First of all, Stanley is the fittest man in the play because of his dominant nature over others. During the scene when Stanley, Stella, and Blanche are eating at the dinner table, Stella notices that Stanley looks like a mess and tells him to go in the kitchen and clear his table. Stanley smashes his plate and lets everyone know, "that's how I'll clear the table! Don't ever talk that way to me!", that is Stanley's way of asserting his control by spreading fear around other and showing that he is king of the house and won't be told what to do. Above all, by asserting power to himself, Stanley proves that "every man is king! and I'm the king around here" to Stella and Blanche who then see his vicious and aggressive nature. Consequently, Stanley asserts his right to be dominant by presenting a clear visual of how he is king of the house.

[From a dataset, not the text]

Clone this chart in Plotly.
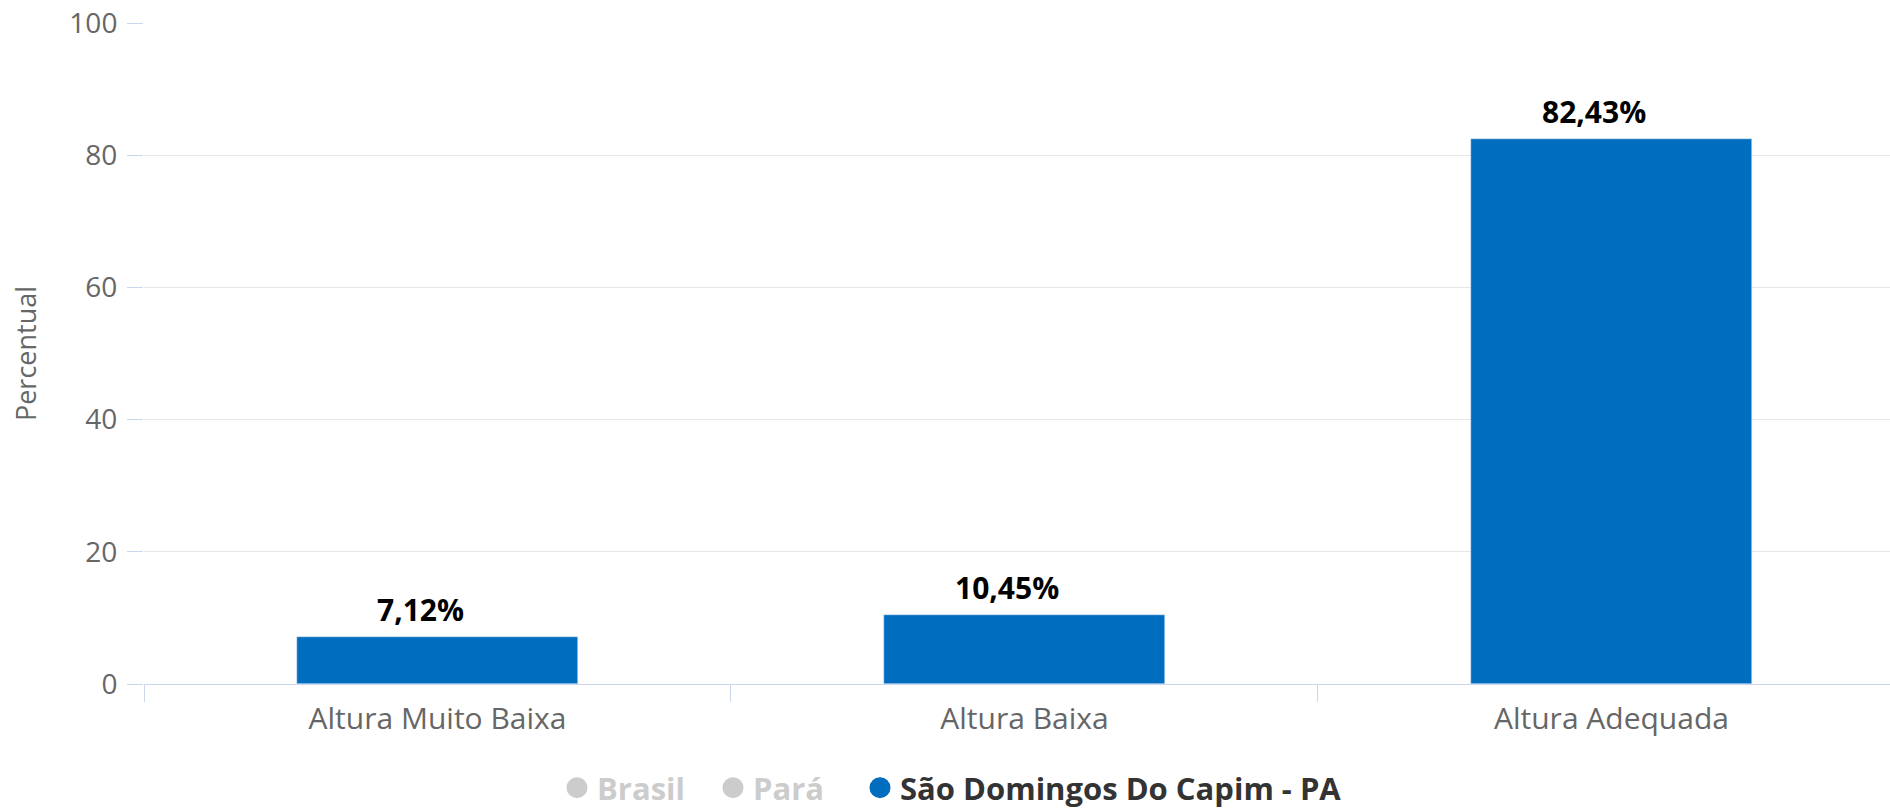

Blanche is the sensitive type that cannot look after herself and depends on the support of others to get through everyday life. During the scene when Mitch is demanding to see Blanche with realism, she doesn't "want realism, [she] wants magic!" and admits to misrepresenting herself to people and telling lies. Blanche does not understand that you cannot rely on others to survive in such a brutal world; one must rely on their own strength and come out on top. She cannot handle the reality of a cruel and unforgiving world, and that is shown whenever someone sheds the light on her.